Data segment start

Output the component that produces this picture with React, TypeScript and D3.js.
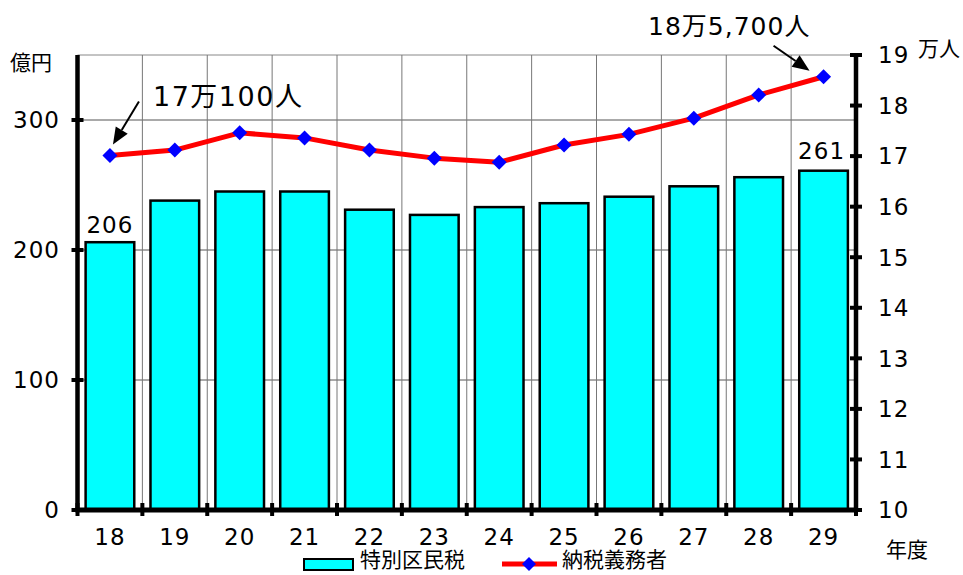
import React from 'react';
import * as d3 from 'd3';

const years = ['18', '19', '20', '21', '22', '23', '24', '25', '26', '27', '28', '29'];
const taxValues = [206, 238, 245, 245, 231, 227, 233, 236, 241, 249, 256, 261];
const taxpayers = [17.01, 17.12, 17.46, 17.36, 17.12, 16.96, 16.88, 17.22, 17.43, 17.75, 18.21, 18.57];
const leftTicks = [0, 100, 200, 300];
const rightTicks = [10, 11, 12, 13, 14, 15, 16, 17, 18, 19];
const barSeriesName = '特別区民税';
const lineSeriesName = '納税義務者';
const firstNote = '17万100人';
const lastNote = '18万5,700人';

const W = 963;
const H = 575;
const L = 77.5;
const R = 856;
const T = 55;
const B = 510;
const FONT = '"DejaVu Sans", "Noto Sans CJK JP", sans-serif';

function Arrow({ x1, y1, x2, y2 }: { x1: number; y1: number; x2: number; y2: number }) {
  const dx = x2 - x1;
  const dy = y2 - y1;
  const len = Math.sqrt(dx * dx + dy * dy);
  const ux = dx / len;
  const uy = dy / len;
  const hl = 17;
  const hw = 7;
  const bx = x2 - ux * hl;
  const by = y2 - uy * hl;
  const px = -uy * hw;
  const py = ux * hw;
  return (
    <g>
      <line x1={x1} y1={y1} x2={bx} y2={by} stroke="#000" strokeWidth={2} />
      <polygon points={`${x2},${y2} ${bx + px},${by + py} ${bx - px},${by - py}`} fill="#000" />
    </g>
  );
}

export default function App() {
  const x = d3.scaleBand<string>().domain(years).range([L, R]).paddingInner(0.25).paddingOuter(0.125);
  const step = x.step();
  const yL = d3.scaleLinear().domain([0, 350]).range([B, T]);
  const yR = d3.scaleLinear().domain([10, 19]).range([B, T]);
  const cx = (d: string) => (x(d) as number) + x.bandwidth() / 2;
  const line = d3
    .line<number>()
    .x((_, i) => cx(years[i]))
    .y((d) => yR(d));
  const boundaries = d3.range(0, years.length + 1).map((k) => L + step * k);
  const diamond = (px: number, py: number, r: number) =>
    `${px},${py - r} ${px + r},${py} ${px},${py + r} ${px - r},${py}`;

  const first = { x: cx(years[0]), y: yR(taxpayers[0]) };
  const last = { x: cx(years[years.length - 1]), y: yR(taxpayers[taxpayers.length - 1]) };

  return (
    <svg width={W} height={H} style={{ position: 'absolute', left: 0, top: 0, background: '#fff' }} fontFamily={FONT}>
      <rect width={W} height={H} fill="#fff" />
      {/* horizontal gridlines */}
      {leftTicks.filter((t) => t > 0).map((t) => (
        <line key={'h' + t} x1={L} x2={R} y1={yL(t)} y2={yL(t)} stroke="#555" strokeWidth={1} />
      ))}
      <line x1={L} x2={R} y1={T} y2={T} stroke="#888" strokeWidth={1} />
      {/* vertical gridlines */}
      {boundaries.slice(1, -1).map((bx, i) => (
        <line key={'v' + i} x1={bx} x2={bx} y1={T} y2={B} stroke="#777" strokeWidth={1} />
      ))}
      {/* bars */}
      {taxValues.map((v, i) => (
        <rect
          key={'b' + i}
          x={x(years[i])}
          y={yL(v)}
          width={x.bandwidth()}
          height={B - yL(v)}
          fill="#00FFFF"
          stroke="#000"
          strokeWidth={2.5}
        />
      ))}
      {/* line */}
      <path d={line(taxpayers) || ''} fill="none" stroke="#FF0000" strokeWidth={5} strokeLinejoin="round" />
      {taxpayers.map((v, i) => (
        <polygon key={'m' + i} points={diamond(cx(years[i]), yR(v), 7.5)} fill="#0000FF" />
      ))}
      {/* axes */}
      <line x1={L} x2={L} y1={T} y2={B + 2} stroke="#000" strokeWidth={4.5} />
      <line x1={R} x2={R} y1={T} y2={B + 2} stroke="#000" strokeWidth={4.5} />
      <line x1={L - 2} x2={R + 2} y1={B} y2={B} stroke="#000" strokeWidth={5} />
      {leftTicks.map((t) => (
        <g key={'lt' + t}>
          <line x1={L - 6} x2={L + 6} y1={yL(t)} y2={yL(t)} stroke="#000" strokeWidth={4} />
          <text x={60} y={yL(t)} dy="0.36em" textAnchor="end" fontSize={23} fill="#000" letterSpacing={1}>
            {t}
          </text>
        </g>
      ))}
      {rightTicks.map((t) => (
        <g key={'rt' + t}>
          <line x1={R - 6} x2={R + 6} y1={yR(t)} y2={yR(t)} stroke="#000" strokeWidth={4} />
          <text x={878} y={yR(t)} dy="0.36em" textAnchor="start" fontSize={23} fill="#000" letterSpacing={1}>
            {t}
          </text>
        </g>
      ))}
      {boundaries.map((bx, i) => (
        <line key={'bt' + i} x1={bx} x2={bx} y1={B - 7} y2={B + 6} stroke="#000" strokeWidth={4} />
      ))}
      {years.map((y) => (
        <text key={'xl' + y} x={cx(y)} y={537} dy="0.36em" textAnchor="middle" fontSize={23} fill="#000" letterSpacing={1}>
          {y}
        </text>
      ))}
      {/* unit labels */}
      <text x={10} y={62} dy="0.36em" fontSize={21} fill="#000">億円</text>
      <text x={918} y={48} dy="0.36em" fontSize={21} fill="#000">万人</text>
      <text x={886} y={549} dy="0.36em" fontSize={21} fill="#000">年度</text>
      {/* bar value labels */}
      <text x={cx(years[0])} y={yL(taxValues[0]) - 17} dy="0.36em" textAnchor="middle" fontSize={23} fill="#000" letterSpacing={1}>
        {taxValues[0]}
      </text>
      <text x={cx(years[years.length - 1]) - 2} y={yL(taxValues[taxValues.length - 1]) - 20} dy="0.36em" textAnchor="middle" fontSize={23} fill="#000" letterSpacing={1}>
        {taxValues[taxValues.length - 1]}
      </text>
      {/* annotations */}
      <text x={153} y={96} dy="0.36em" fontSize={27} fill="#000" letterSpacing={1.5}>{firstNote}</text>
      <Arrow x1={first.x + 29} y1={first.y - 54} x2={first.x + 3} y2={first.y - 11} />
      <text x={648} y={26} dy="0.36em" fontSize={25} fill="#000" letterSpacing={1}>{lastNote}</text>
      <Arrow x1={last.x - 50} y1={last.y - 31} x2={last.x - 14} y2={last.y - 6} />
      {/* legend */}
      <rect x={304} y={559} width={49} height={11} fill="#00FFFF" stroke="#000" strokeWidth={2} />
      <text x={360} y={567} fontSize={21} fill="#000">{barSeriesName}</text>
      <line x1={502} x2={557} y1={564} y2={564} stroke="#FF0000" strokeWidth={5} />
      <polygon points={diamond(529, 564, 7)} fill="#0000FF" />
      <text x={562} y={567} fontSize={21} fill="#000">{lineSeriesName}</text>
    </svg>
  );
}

Data segment end

Directions >> Write out again exactly the lines from the start of the data above through the line containing "import * as d3 from 'd3';", inclusive, excluding any pictures.

Full response >>
Output the component that produces this picture with React, TypeScript and D3.js.
import React from 'react';
import * as d3 from 'd3';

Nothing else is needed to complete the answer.